Skip any picture you find and retype all the remaining lines exactly.
** start Data section **
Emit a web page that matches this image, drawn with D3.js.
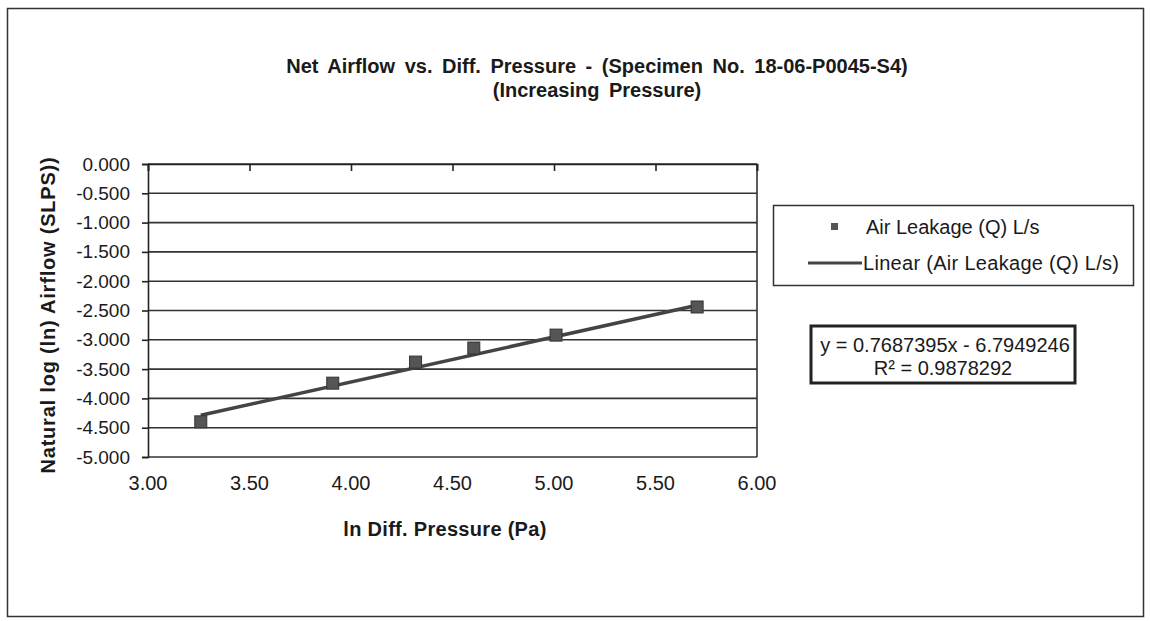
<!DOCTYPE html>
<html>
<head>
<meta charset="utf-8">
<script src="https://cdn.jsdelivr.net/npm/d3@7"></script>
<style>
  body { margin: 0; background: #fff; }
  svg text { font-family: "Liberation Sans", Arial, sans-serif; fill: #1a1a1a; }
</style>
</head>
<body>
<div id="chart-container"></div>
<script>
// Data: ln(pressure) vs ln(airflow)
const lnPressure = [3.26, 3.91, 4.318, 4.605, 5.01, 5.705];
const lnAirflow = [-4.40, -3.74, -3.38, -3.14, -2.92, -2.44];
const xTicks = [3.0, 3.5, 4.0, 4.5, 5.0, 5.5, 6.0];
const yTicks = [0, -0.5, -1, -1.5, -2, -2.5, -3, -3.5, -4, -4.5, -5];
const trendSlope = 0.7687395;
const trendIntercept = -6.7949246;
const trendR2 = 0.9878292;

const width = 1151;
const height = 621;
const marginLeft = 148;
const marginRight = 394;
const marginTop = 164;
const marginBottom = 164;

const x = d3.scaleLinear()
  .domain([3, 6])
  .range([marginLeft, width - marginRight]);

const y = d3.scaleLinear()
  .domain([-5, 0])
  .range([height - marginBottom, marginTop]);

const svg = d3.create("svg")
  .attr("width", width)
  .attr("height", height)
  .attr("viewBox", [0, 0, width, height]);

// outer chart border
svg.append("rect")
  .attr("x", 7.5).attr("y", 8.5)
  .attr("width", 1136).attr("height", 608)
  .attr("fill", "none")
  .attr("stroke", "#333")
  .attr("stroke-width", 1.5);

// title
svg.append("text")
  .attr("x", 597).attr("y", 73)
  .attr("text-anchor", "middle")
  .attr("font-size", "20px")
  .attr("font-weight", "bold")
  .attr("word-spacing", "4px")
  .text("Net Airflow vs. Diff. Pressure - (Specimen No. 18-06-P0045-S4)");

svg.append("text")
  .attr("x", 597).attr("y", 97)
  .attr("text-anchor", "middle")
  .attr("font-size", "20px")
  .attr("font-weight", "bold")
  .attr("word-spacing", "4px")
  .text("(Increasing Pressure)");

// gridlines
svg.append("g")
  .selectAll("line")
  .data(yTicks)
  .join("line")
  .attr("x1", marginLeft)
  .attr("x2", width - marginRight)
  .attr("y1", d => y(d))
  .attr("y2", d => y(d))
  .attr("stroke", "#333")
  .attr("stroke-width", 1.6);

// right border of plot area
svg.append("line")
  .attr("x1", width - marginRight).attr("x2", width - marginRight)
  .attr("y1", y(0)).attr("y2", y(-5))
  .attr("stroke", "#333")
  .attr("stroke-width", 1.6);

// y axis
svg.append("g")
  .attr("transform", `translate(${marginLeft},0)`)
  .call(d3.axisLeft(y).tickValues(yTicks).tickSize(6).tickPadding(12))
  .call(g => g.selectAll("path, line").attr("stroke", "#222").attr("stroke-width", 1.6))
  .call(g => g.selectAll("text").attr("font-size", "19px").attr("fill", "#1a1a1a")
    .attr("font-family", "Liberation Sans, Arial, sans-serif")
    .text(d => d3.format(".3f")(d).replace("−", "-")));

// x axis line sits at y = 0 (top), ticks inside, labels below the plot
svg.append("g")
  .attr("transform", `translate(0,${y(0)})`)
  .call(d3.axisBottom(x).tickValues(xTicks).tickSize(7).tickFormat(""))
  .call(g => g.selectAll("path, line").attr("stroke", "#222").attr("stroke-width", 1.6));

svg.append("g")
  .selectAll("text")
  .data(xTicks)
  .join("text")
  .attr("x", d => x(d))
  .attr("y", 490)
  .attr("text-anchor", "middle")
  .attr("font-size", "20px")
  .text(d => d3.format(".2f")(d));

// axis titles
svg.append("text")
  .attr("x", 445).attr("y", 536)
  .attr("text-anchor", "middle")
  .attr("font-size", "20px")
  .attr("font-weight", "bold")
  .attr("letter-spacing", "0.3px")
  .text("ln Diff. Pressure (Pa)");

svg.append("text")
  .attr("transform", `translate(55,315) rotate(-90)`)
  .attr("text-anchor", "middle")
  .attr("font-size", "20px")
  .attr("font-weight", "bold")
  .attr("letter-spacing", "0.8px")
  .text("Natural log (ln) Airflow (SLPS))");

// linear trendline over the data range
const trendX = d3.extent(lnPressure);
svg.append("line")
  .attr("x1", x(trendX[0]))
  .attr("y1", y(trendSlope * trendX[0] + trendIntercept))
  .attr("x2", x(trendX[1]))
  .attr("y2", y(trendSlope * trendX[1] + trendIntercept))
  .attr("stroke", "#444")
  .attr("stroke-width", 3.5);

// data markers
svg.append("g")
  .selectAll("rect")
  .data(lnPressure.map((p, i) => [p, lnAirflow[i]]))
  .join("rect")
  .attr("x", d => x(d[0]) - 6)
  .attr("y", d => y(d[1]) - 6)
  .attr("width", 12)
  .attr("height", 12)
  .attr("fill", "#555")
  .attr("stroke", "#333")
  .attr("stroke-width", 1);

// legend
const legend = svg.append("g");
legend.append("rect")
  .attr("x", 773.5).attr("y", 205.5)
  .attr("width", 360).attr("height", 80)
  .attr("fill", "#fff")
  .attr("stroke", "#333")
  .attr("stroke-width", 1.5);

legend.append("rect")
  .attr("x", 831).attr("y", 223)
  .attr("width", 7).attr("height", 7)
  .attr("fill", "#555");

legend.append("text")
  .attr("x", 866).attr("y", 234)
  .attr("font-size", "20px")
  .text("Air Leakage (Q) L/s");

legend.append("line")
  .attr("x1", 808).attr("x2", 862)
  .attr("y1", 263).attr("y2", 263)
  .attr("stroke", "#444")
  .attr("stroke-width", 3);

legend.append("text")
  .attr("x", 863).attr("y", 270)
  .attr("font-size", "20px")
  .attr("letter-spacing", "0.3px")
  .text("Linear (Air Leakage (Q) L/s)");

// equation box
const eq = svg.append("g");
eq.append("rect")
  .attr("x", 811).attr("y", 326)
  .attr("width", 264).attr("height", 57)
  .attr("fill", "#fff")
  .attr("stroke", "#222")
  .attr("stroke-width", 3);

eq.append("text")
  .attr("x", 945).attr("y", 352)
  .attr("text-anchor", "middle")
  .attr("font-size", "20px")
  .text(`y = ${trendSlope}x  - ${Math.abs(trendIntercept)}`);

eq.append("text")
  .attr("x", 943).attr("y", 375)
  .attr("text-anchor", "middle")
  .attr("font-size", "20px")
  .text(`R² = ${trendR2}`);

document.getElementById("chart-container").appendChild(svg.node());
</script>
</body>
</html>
** end Data section **
### Result
Emit a web page that matches this image, drawn with D3.js.
<!DOCTYPE html>
<html>
<head>
<meta charset="utf-8">
<script src="https://cdn.jsdelivr.net/npm/d3@7"></script>
<style>
  body { margin: 0; background: #fff; }
  svg text { font-family: "Liberation Sans", Arial, sans-serif; fill: #1a1a1a; }
</style>
</head>
<body>
<div id="chart-container"></div>
<script>
// Data: ln(pressure) vs ln(airflow)
const lnPressure = [3.26, 3.91, 4.318, 4.605, 5.01, 5.705];
const lnAirflow = [-4.40, -3.74, -3.38, -3.14, -2.92, -2.44];
const xTicks = [3.0, 3.5, 4.0, 4.5, 5.0, 5.5, 6.0];
const yTicks = [0, -0.5, -1, -1.5, -2, -2.5, -3, -3.5, -4, -4.5, -5];
const trendSlope = 0.7687395;
const trendIntercept = -6.7949246;
const trendR2 = 0.9878292;

const width = 1151;
const height = 621;
const marginLeft = 148;
const marginRight = 394;
const marginTop = 164;
const marginBottom = 164;

const x = d3.scaleLinear()
  .domain([3, 6])
  .range([marginLeft, width - marginRight]);

const y = d3.scaleLinear()
  .domain([-5, 0])
  .range([height - marginBottom, marginTop]);

const svg = d3.create("svg")
  .attr("width", width)
  .attr("height", height)
  .attr("viewBox", [0, 0, width, height]);

// outer chart border
svg.append("rect")
  .attr("x", 7.5).attr("y", 8.5)
  .attr("width", 1136).attr("height", 608)
  .attr("fill", "none")
  .attr("stroke", "#333")
  .attr("stroke-width", 1.5);

// title
svg.append("text")
  .attr("x", 597).attr("y", 73)
  .attr("text-anchor", "middle")
  .attr("font-size", "20px")
  .attr("font-weight", "bold")
  .attr("word-spacing", "4px")
  .text("Net Airflow vs. Diff. Pressure - (Specimen No. 18-06-P0045-S4)");

svg.append("text")
  .attr("x", 597).attr("y", 97)
  .attr("text-anchor", "middle")
  .attr("font-size", "20px")
  .attr("font-weight", "bold")
  .attr("word-spacing", "4px")
  .text("(Increasing Pressure)");

// gridlines
svg.append("g")
  .selectAll("line")
  .data(yTicks)
  .join("line")
  .attr("x1", marginLeft)
  .attr("x2", width - marginRight)
  .attr("y1", d => y(d))
  .attr("y2", d => y(d))
  .attr("stroke", "#333")
  .attr("stroke-width", 1.6);

// right border of plot area
svg.append("line")
  .attr("x1", width - marginRight).attr("x2", width - marginRight)
  .attr("y1", y(0)).attr("y2", y(-5))
  .attr("stroke", "#333")
  .attr("stroke-width", 1.6);

// y axis
svg.append("g")
  .attr("transform", `translate(${marginLeft},0)`)
  .call(d3.axisLeft(y).tickValues(yTicks).tickSize(6).tickPadding(12))
  .call(g => g.selectAll("path, line").attr("stroke", "#222").attr("stroke-width", 1.6))
  .call(g => g.selectAll("text").attr("font-size", "19px").attr("fill", "#1a1a1a")
    .attr("font-family", "Liberation Sans, Arial, sans-serif")
    .text(d => d3.format(".3f")(d).replace("−", "-")));

// x axis line sits at y = 0 (top), ticks inside, labels below the plot
svg.append("g")
  .attr("transform", `translate(0,${y(0)})`)
  .call(d3.axisBottom(x).tickValues(xTicks).tickSize(7).tickFormat(""))
  .call(g => g.selectAll("path, line").attr("stroke", "#222").attr("stroke-width", 1.6));

svg.append("g")
  .selectAll("text")
  .data(xTicks)
  .join("text")
  .attr("x", d => x(d))
  .attr("y", 490)
  .attr("text-anchor", "middle")
  .attr("font-size", "20px")
  .text(d => d3.format(".2f")(d));

// axis titles
svg.append("text")
  .attr("x", 445).attr("y", 536)
  .attr("text-anchor", "middle")
  .attr("font-size", "20px")
  .attr("font-weight", "bold")
  .attr("letter-spacing", "0.3px")
  .text("ln Diff. Pressure (Pa)");

svg.append("text")
  .attr("transform", `translate(55,315) rotate(-90)`)
  .attr("text-anchor", "middle")
  .attr("font-size", "20px")
  .attr("font-weight", "bold")
  .attr("letter-spacing", "0.8px")
  .text("Natural log (ln) Airflow (SLPS))");

// linear trendline over the data range
const trendX = d3.extent(lnPressure);
svg.append("line")
  .attr("x1", x(trendX[0]))
  .attr("y1", y(trendSlope * trendX[0] + trendIntercept))
  .attr("x2", x(trendX[1]))
  .attr("y2", y(trendSlope * trendX[1] + trendIntercept))
  .attr("stroke", "#444")
  .attr("stroke-width", 3.5);

// data markers
svg.append("g")
  .selectAll("rect")
  .data(lnPressure.map((p, i) => [p, lnAirflow[i]]))
  .join("rect")
  .attr("x", d => x(d[0]) - 6)
  .attr("y", d => y(d[1]) - 6)
  .attr("width", 12)
  .attr("height", 12)
  .attr("fill", "#555")
  .attr("stroke", "#333")
  .attr("stroke-width", 1);

// legend
const legend = svg.append("g");
legend.append("rect")
  .attr("x", 773.5).attr("y", 205.5)
  .attr("width", 360).attr("height", 80)
  .attr("fill", "#fff")
  .attr("stroke", "#333")
  .attr("stroke-width", 1.5);

legend.append("rect")
  .attr("x", 831).attr("y", 223)
  .attr("width", 7).attr("height", 7)
  .attr("fill", "#555");

legend.append("text")
  .attr("x", 866).attr("y", 234)
  .attr("font-size", "20px")
  .text("Air Leakage (Q) L/s");

legend.append("line")
  .attr("x1", 808).attr("x2", 862)
  .attr("y1", 263).attr("y2", 263)
  .attr("stroke", "#444")
  .attr("stroke-width", 3);

legend.append("text")
  .attr("x", 863).attr("y", 270)
  .attr("font-size", "20px")
  .attr("letter-spacing", "0.3px")
  .text("Linear (Air Leakage (Q) L/s)");

// equation box
const eq = svg.append("g");
eq.append("rect")
  .attr("x", 811).attr("y", 326)
  .attr("width", 264).attr("height", 57)
  .attr("fill", "#fff")
  .attr("stroke", "#222")
  .attr("stroke-width", 3);

eq.append("text")
  .attr("x", 945).attr("y", 352)
  .attr("text-anchor", "middle")
  .attr("font-size", "20px")
  .text(`y = ${trendSlope}x  - ${Math.abs(trendIntercept)}`);

eq.append("text")
  .attr("x", 943).attr("y", 375)
  .attr("text-anchor", "middle")
  .attr("font-size", "20px")
  .text(`R² = ${trendR2}`);

document.getElementById("chart-container").appendChild(svg.node());
</script>
</body>
</html>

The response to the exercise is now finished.